The team came up with a clever new way to build these bridges using a multilayer stack, like a delicious, multi-layered cake.

  1. The Ingredients: They stacked different superconducting materials on top of each other.

    • The Bottom Layer (The Foundation): A hard, resistive material (like Nitride). This is the "weak link" material.
    • The Middle Layers: Thin layers of Aluminum and Niobium. These act like "spacers" and "glue" to keep the layers clean and prevent them from reacting badly with each other.
    • The Top Layer (The Roof): A thick layer of Niobium. This sets the overall temperature at which the whole thing works.
  2. The Construction (The "Sandwich" Trick):
    Instead of carving the bridge out of a solid block, they built the whole cake first. Then, they used a very precise "etching" process (like a chemical rain) to wash away the top layers only in the middle of the bridge.

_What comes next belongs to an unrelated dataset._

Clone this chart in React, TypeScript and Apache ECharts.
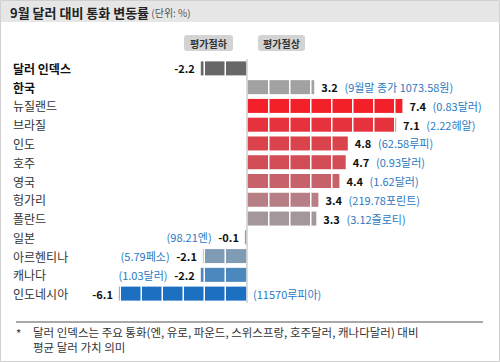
import React, { useEffect, useRef } from "react";
import * as echarts from "echarts";

const categories = ["달러 인덱스", "한국", "뉴질랜드", "브라질", "인도", "호주", "영국", "헝가리", "폴란드", "일본", "아르헨티나", "캐나다", "인도네시아"];
const values = [-2.2, 3.2, 7.4, 7.1, 4.8, 4.7, 4.4, 3.4, 3.3, -0.1, -2.1, -2.2, -6.1];
const notes = ["", "(9월말 종가 1073.58원)", "(0.83달러)", "(2.22헤알)", "(62.58루피)", "(0.93달러)", "(1.62달러)", "(219.78포린트)", "(3.12즐로티)", "(98.21엔)", "(5.79페소)", "(1.03달러)", "(11570루피아)"];
const colors = ["#676767", "#a2a2a2", "#f3202a", "#e6323c", "#da434c", "#d34d56", "#c8626a", "#b77e85", "#a3979b", "#8a9fb2", "#7f9cb4", "#4a88bd", "#1c6fc1"];
const boldRows = [0, 1];

const FONT = "'Noto Sans CJK KR', 'Noto Sans', sans-serif";

export default function App() {
  const ref = useRef<HTMLDivElement>(null);
  useEffect(() => {
    document.body.style.margin = "0";
    const chart = echarts.init(ref.current!, null, { renderer: "svg" });
    const data = values.map((v, i) => [v, i]);
    chart.setOption({
      animation: false,
      backgroundColor: "#ffffff",
      textStyle: { fontFamily: FONT },
      grid: { left: 37, right: 43, top: 59, bottom: 59 },
      xAxis: { type: "value", min: -10, max: 10, show: false },
      yAxis: {
        type: "category",
        data: categories,
        inverse: true,
        axisLine: { show: false },
        axisTick: { show: false },
        axisLabel: {
          align: "left",
          margin: 24,
          formatter: (v: string, i: number) => (boldRows.includes(i) ? `{b|${v}}` : `{n|${v}}`),
          rich: {
            b: { fontFamily: FONT, fontSize: 12, fontWeight: "bold", color: "#111" },
            n: { fontFamily: FONT, fontSize: 12, color: "#333" },
          },
        },
      },
      graphic: [
        { type: "rect", shape: { x: 0.5, y: 0.5, width: 499, height: 361 }, style: { fill: "none", stroke: "#d0d0d0", lineWidth: 1 }, z: 0 },
        { type: "rect", shape: { x: 1, y: 1, width: 498, height: 21 }, style: { fill: "#e6e6e6" }, z: 1 },
        {
          type: "text", x: 10, y: 12, z: 2,
          style: { text: "{t|9월 달러 대비 통화 변동률}{u| (단위: %)}", verticalAlign: "middle", rich: {
            t: { fontFamily: FONT, fontSize: 13, fontWeight: "bold", fill: "#222" },
            u: { fontFamily: FONT, fontSize: 10, fill: "#555" },
          } },
        },
        { type: "rect", shape: { x: 184, y: 35, width: 49, height: 16, r: 3 }, style: { fill: "#d3d3d3" }, z: 1 },
        { type: "text", x: 208.5, y: 43, z: 2, style: { text: "평가절하", align: "center", verticalAlign: "middle", fontFamily: FONT, fontSize: 10, fontWeight: "bold", fill: "#333" } },
        { type: "rect", shape: { x: 258, y: 35, width: 47, height: 16, r: 3 }, style: { fill: "#d3d3d3" }, z: 1 },
        { type: "text", x: 281.5, y: 43, z: 2, style: { text: "평가절상", align: "center", verticalAlign: "middle", fontFamily: FONT, fontSize: 10, fontWeight: "bold", fill: "#333" } },
        { type: "line", shape: { x1: 16, y1: 322, x2: 483, y2: 322 }, style: { stroke: "#a8a8a8", lineWidth: 2 }, z: 1 },
        { type: "text", x: 16, y: 333, z: 2, style: { text: "*", verticalAlign: "middle", fontFamily: FONT, fontSize: 11.5, fill: "#333" } },
        { type: "text", x: 33, y: 332, z: 2, style: { text: "달러 인덱스는 주요 통화(엔, 유로, 파운드, 스위스프랑, 호주달러, 캐나다달러) 대비", verticalAlign: "middle", fontFamily: FONT, fontSize: 11.5, fill: "#333" } },
        { type: "text", x: 33, y: 347, z: 2, style: { text: "평균 달러 가치 의미", verticalAlign: "middle", fontFamily: FONT, fontSize: 11.5, fill: "#333" } },
      ],
      series: [
        {
          type: "custom",
          data,
          encode: { x: 0, y: 1 },
          markLine: {
            silent: true,
            symbol: "none",
            label: { show: false },
            lineStyle: { color: "#cfcfcf", type: "solid", width: 1.5 },
            data: [{ xAxis: 0 }],
          },
          renderItem: (params: any, api: any) => {
            const v = api.value(0) as number;
            const yi = api.value(1) as number;
            const idx = params.dataIndex;
            const c0 = api.coord([0, yi]);
            const unit = api.size([1, 0])[0];
            const y = c0[1];
            const bh = 14;
            const sign = v < 0 ? -1 : 1;
            const abs = Math.abs(v);
            const n = Math.ceil(abs - 1e-9);
            const children: any[] = [];
            for (let i = 0; i < n; i++) {
              const a = i * unit + (i === 0 ? 0.5 : 1.5);
              const b = Math.min(i + 1, abs) * unit;
              if (b - a <= 0.3) continue;
              const xa = c0[0] + sign * a;
              const xb = c0[0] + sign * b;
              children.push({
                type: "rect",
                shape: { x: Math.min(xa, xb), y: y - bh / 2, width: Math.abs(xb - xa), height: bh },
                style: { fill: colors[idx] },
              });
            }
            const end = c0[0] + sign * abs * unit;
            const rich = {
              v: { fontFamily: FONT, fontSize: 11, fontWeight: "bold", fill: "#111" },
              n: { fontFamily: FONT, fontSize: 11, fill: "#2a79c2" },
            };
            const note = notes[idx];
            const vs = v.toFixed(1);
            if (v >= 0) {
              children.push({
                type: "text", x: end + 7, y,
                style: { text: note ? `{v|${vs}}  {n|${note}}` : `{v|${vs}}`, verticalAlign: "middle", align: "left", rich },
              });
            } else if (abs > 5) {
              children.push({
                type: "text", x: end - 6, y,
                style: { text: `{v|${vs}}`, verticalAlign: "middle", align: "right", rich },
              });
              if (note) {
                children.push({
                  type: "text", x: c0[0] + 6, y,
                  style: { text: `{n|${note}}`, verticalAlign: "middle", align: "left", rich },
                });
              }
            } else {
              children.push({
                type: "text", x: end - 6, y,
                style: { text: note ? `{n|${note}}  {v|${vs}}` : `{v|${vs}}`, verticalAlign: "middle", align: "right", rich },
              });
            }
            return { type: "group", children };
          },
        },
      ],
    });
    return () => chart.dispose();
  }, []);
  return <div ref={ref} style={{ width: 500, height: 362 }} />;
}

    • Imagine you have a tall tower of blocks. You want to make a narrow path at the bottom. Instead of chipping away the whole tower, you carefully wash away the top few blocks in the middle, leaving the bottom block exposed.
    • Now, the electricity has to squeeze through that exposed bottom block (the nitride) to get from one side to the other. This creates a 3D bridge that is naturally thin at the bottom and thick at the top.

Why is this cool?

  • No Scary Tools: They didn't need the expensive, slow ion beam scalpel. They used standard "electron beam lithography" (drawing with electrons) and chemical etching, which is like using a standard printer and a gentle acid bath. This makes it much easier to mass-produce.
  • Tunable Properties: Because they can choose different materials for the "cake layers" (like using Titanium Nitride or Niobium Nitride), they can tune how the bridge behaves. It's like changing the recipe of the cake to make it sweeter or fluffier. They found that by changing the layers, they could actually make the "superconducting gap" (the energy needed to switch the traffic light) bigger or smaller.
  • Real-World Testing: They didn't just build the bridges; they built SQUIDs (Superconducting Quantum Interference Devices). Think of a SQUID as a super-sensitive magnetometer, like a compass that can detect the magnetic field of a single neuron in your brain. They put two of these bridges in a loop and showed that the device could detect magnetic fields and switch reliably.

The Results

The team successfully built these "layer-cake bridges" and tested them at temperatures near absolute zero (colder than outer space!).

  • They found that the bridges worked perfectly, switching current on and off just like a traffic light.
  • They proved that their new "3D bridge" design is better than the old flat designs because the thicker sides act like a reservoir, helping the electricity flow more smoothly through the narrow bridge.
  • They even noticed that the "flavor" of the bridge changed depending on the materials used (some made the bridge stronger, some weaker), proving they can engineer these devices for specific needs.

In a Nutshell

This paper is about inventing a new, easier, and more flexible way to build the tiny switches needed for future quantum computers. Instead of carving delicate doors out of metal, they are building 3D bridges out of layered materials. This method is scalable (you can make millions of them), doesn't damage the materials, and allows scientists to "tune" the switches like a radio dial to get exactly the performance they need. It's a big step toward making superconducting electronics as common and reliable as the chips in your phone today.